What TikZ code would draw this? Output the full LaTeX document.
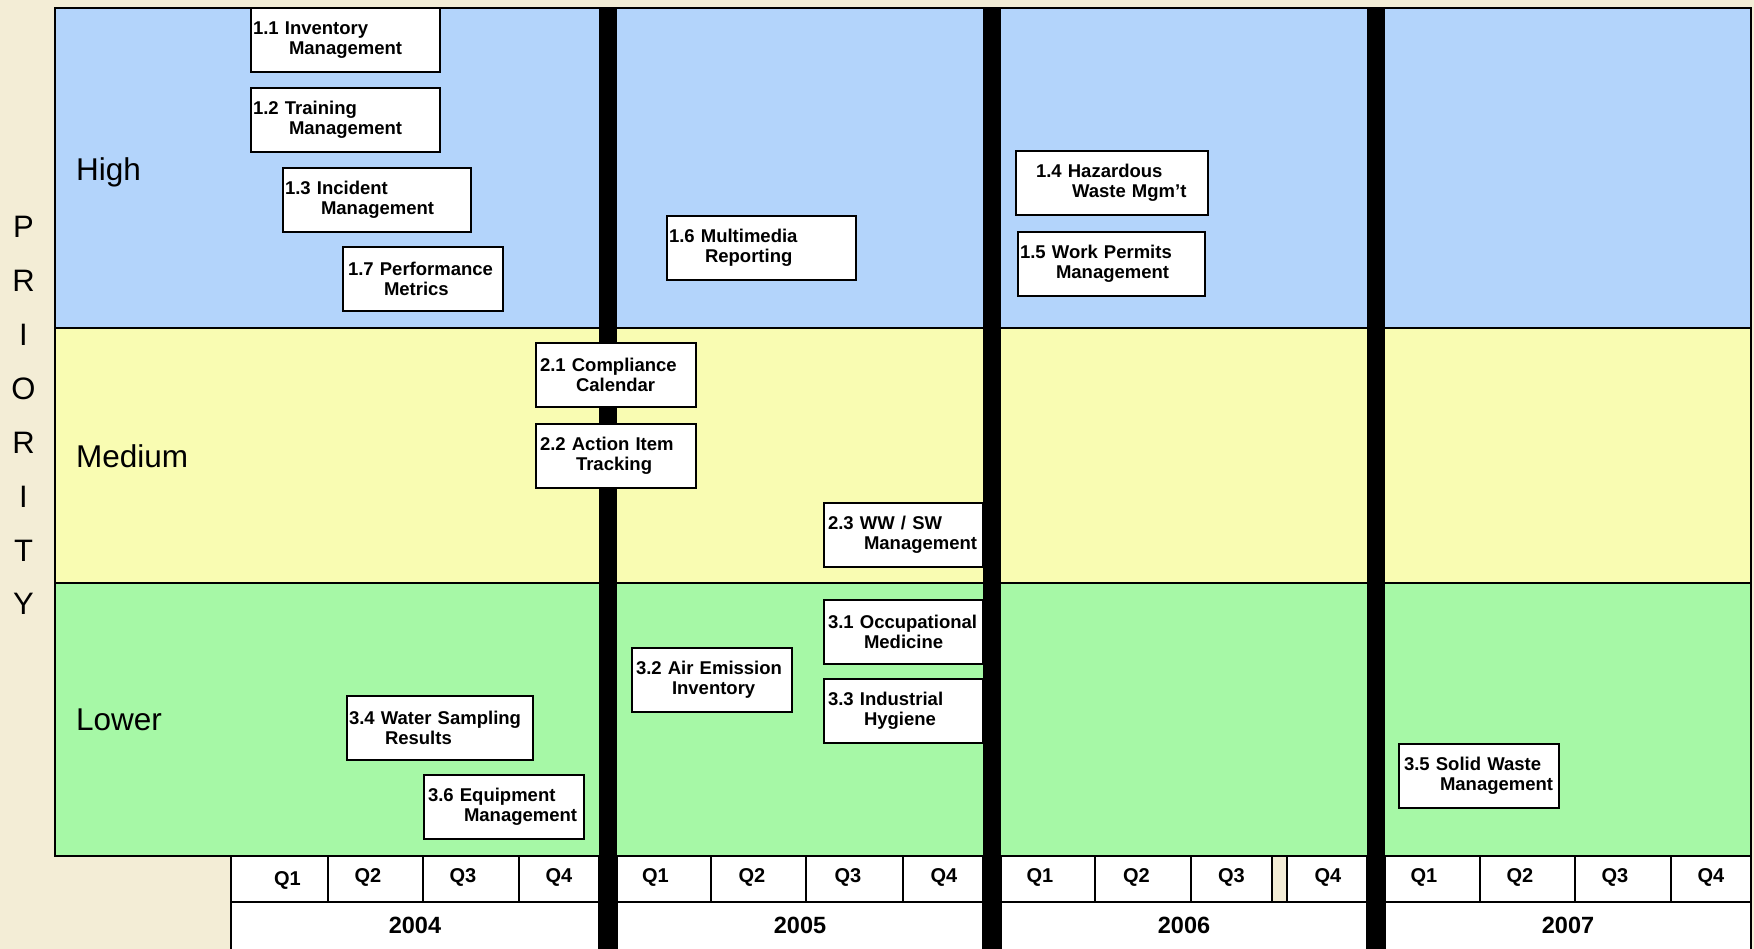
\documentclass[tikz,border=0pt]{standalone}
\usepackage{fontspec}
\setmainfont{Liberation Sans}
\definecolor{paper}{RGB}{243,237,214}
\definecolor{highband}{RGB}{179,212,251}
\definecolor{medband}{RGB}{249,252,178}
\definecolor{lowband}{RGB}{166,248,166}

\begin{document}
\begin{tikzpicture}[x=1pt,y=-1pt,
  task/.style={draw=black, line width=2.4pt, fill=white, anchor=north west,
    outer sep=0pt, inner xsep=2pt, inner ysep=0pt, minimum height=64pt, align=left,
    font=\bfseries\fontsize{18.5}{20}\selectfont},
  bandline/.style={draw=black, line width=2.6pt},
  cell/.style={draw=black, line width=2.4pt, fill=white},
  bar/.style={fill=black},
  qlabel/.style={font=\bfseries\fontsize{20}{22}\selectfont, inner sep=0pt},
  ylabel/.style={font=\bfseries\fontsize{23.5}{26}\selectfont, inner sep=0pt},
  level/.style={font=\fontsize{31.5}{34}\selectfont, anchor=west, inner sep=0pt},
  axisletter/.style={font=\fontsize{31}{34}\selectfont, inner sep=0pt}
]
\clip (0,0) rectangle (1754,949);
\fill[paper] (0,0) rectangle (1754,949);

% priority bands
\fill[highband] (55,8) rectangle (1751,328);
\fill[medband] (55,328) rectangle (1751,583);
\fill[lowband] (55,583) rectangle (1751,856);
\draw[bandline] (55,8) rectangle (1751,856);
\draw[bandline] (55,328) -- (1751,328);
\draw[bandline] (55,583) -- (1751,583);

% quarter row
\foreach \a/\b in {231/328,328/423,423/519,519/599,
                   617/711,711/806,806/903,903/983,
                   1001/1095,1095/1191,1191/1272,1287/1367,
                   1385/1480,1480/1575,1575/1671,1671/1751}
  \draw[cell] (\a,856) rectangle (\b,902);
% year row
\foreach \a/\b in {231/599,617/983,1001/1367,1385/1751}
  \draw[cell] (\a,902) rectangle (\b,952);

% year separators
\fill[bar] (599,7) rectangle (617,950);
\fill[bar] (983,7) rectangle (1001,950);
\fill[bar] (1367,7) rectangle (1385,950);

% quarter labels
\node[qlabel] (q04a) at (287.5,880) {Q1};
\node[qlabel] (q04b) at (368,877) {Q2};
\node[qlabel] (q04c) at (463,877) {Q3};
\node[qlabel] (q04d) at (559,877) {Q4};
\node[qlabel] (q05a) at (655.5,877) {Q1};
\node[qlabel] (q05b) at (752,877) {Q2};
\node[qlabel] (q05c) at (848,877) {Q3};
\node[qlabel] (q05d) at (944,877) {Q4};
\node[qlabel] (q06a) at (1040,877) {Q1};
\node[qlabel] (q06b) at (1136.5,877) {Q2};
\node[qlabel] (q06c) at (1231.5,877) {Q3};
\node[qlabel] (q06d) at (1328,877) {Q4};
\node[qlabel] (q07a) at (1424,877) {Q1};
\node[qlabel] (q07b) at (1520,877) {Q2};
\node[qlabel] (q07c) at (1615,877) {Q3};
\node[qlabel] (q07d) at (1711,877) {Q4};

% year labels
\node[ylabel] (y04) at (415,925) {2004};
\node[ylabel] (y05) at (800,925) {2005};
\node[ylabel] (y06) at (1184,925) {2006};
\node[ylabel] (y07) at (1568,925) {2007};

% priority axis
\foreach \ch [count=\i] in {P,R,I,O,R,I,T,Y}
  \node[axisletter] (pri\i) at (23.5,{227+53.9*(\i-1)}) {\ch};

\node[level] (high) at (76,172) {High};
\node[level] (medium) at (76,456) {Medium};
\node[level] (lower) at (76,720) {Lower};

% high priority tasks
\node[task, text width=185pt] (t11) at (251,8) {1.1 Inventory\\\hspace*{36pt}Management};
\node[task, text width=185pt] (t12) at (251,88) {1.2 Training\\\hspace*{36pt}Management};
\node[task, text width=184pt] (t13) at (283,168) {1.3 Incident\\\hspace*{36pt}Management};
\node[task, text width=156pt] (t17) at (343,247) {\hspace*{3pt}1.7 Performance\\\hspace*{39pt}Metrics};
\node[task, text width=185pt] (t16) at (667,216) {1.6 Multimedia\\\hspace*{36pt}Reporting};
\node[task, text width=188pt] (t14) at (1016,151) {\hspace*{18pt}1.4 Hazardous\\\hspace*{54pt}Waste Mgm’t};
\node[task, text width=183pt] (t15) at (1018,232) {1.5 Work Permits\\\hspace*{36pt}Management};

% medium priority tasks
\node[task, text width=156pt] (t21) at (536,343) {\hspace*{2pt}2.1 Compliance\\\hspace*{38pt}Calendar};
\node[task, text width=156pt] (t22) at (536,424) {\hspace*{2pt}2.2 Action Item\\\hspace*{38pt}Tracking};
\node[task, text width=155pt] (t23) at (824,503) {\hspace*{2pt}2.3 WW / SW\\\hspace*{38pt}Management};

% lower priority tasks
\node[task, text width=155pt] (t31) at (824,600) {\hspace*{2pt}3.1 Occupational\\\hspace*{38pt}Medicine};
\node[task, text width=155pt] (t33) at (824,679) {\hspace*{2pt}3.3 Industrial\\\hspace*{38pt}Hygiene};
\node[task, text width=156pt] (t32) at (632,648) {\hspace*{2pt}3.2 Air Emission\\\hspace*{38pt}Inventory};
\node[task, text width=182pt] (t34) at (347,696) {3.4 Water Sampling\\\hspace*{36pt}Results};
\node[task, text width=156pt] (t36) at (424,775) {\hspace*{2pt}3.6 Equipment\\\hspace*{38pt}Management};
\node[task, text width=156pt] (t35) at (1399,744) {\hspace*{3pt}3.5 Solid Waste\\\hspace*{39pt}Management};
\end{tikzpicture}
\end{document}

Short exercise — Everything from the top line of the data down to and including the line with "(55,583) -- (1751,583);" is to be copied, except the pictures.

Correct result —
What TikZ code would draw this? Output the full LaTeX document.
\documentclass[tikz,border=0pt]{standalone}
\usepackage{fontspec}
\setmainfont{Liberation Sans}
\definecolor{paper}{RGB}{243,237,214}
\definecolor{highband}{RGB}{179,212,251}
\definecolor{medband}{RGB}{249,252,178}
\definecolor{lowband}{RGB}{166,248,166}

\begin{document}
\begin{tikzpicture}[x=1pt,y=-1pt,
  task/.style={draw=black, line width=2.4pt, fill=white, anchor=north west,
    outer sep=0pt, inner xsep=2pt, inner ysep=0pt, minimum height=64pt, align=left,
    font=\bfseries\fontsize{18.5}{20}\selectfont},
  bandline/.style={draw=black, line width=2.6pt},
  cell/.style={draw=black, line width=2.4pt, fill=white},
  bar/.style={fill=black},
  qlabel/.style={font=\bfseries\fontsize{20}{22}\selectfont, inner sep=0pt},
  ylabel/.style={font=\bfseries\fontsize{23.5}{26}\selectfont, inner sep=0pt},
  level/.style={font=\fontsize{31.5}{34}\selectfont, anchor=west, inner sep=0pt},
  axisletter/.style={font=\fontsize{31}{34}\selectfont, inner sep=0pt}
]
\clip (0,0) rectangle (1754,949);
\fill[paper] (0,0) rectangle (1754,949);

% priority bands
\fill[highband] (55,8) rectangle (1751,328);
\fill[medband] (55,328) rectangle (1751,583);
\fill[lowband] (55,583) rectangle (1751,856);
\draw[bandline] (55,8) rectangle (1751,856);
\draw[bandline] (55,328) -- (1751,328);
\draw[bandline] (55,583) -- (1751,583);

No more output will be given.